С точки зрения ислама сейчас идет война. А почему? Потому что  западный мир атаковал исламский, это случилось во время экспансий, во время колониализма. То есть колониализм и империализм, с точки зрения ислама, вынудили ислам войти в новую фазу джихада, защищать себя. Вот то, что сейчас происходит, это [по их мнению] самооборона.

Подождите, Запад же ушел оттуда уже в ХХ веке.

Это неважно, ислам все равно находится под атакой, в Афганистане до сих пор американские солдаты, в Ираке до сих пор британские солдаты. Вы заметьте, война в Ираке вызвала новую яростную реакцию.

Вы хотите сказать, что если сейчас все солдаты гипотетически уйдут из этого региона, то джихадистам воевать уже будет незачем?

Абсолютно нет, это не то, что я хотела сказать. Я хотела сказать, что, поскольку колесо уже в движении, по инерции это будет продолжаться еще долго.

Допустим, исламский регион находится под атакой Запада.

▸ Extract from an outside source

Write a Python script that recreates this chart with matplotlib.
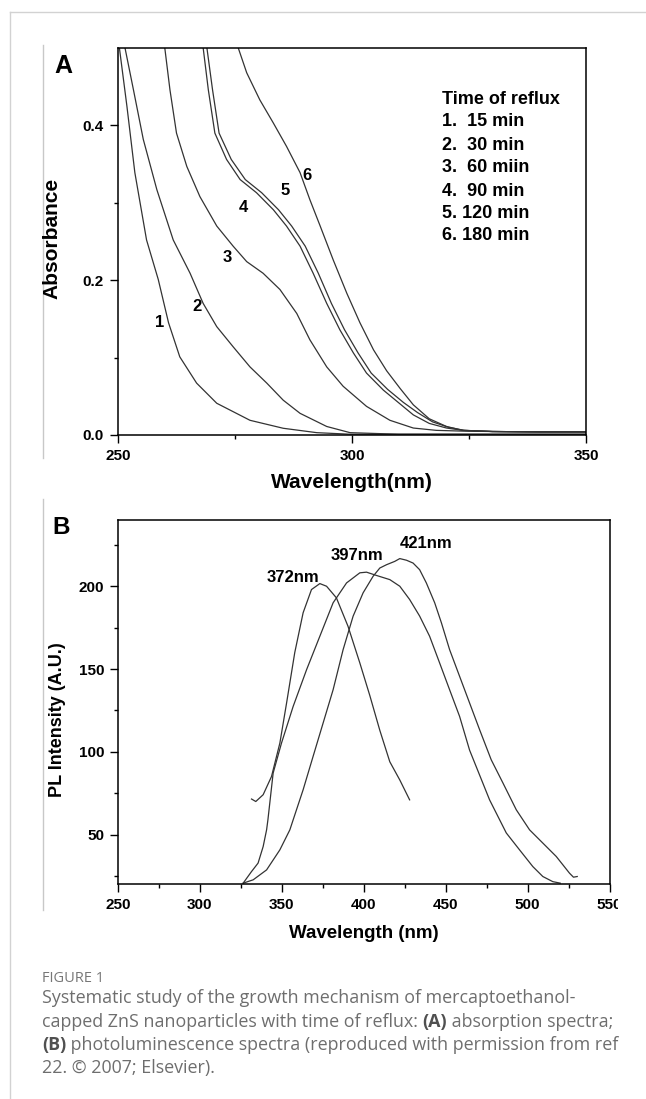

И я, молодой человек с глупостью в голове, взял ножик и пошел ударил какую-то израильскую девочку в Стамбуле. Как я помог региону? По-моему, никак.

Я начала с того, что, с точки зрения Запада, нет столкновения цивилизаций, а с точки зрения [радикальных исламистов] очень даже есть. Каждый такой – один в поле таки воин.

Но я же убил не солдата! И себя подверг риску. Делу от этого никакой пользы, это нелогично!

Нам не понять людей, которые убивают себя, в принципе. А с точки зрения определенных течений в исламе это не просто понятно, но и непонятно, когда этого не происходит. Потому что цель еще не достигнута.

Вы исследователь террора, консультант служб безопасности. Вам жить-то не страшно?

У меня трое маленьких детей. И между нами говоря, с террористами порой намного легче договориться, чем с ними. А если серьезно, это интереснейшая деятельность, я благодаря своей профессии знаю много языков (восемь), постоянно занимаюсь чем-то новым, работать в этой сфере никогда не скучно. Большая часть информации о современном терроре не попадает в СМИ по разным причинам, и я, когда могу, делюсь своими знаниями с широкой публикой. Сейчас появился шанс провести такую лекцию на русском языке в Лондоне, и я с радостью это сделаю в конце этого месяца.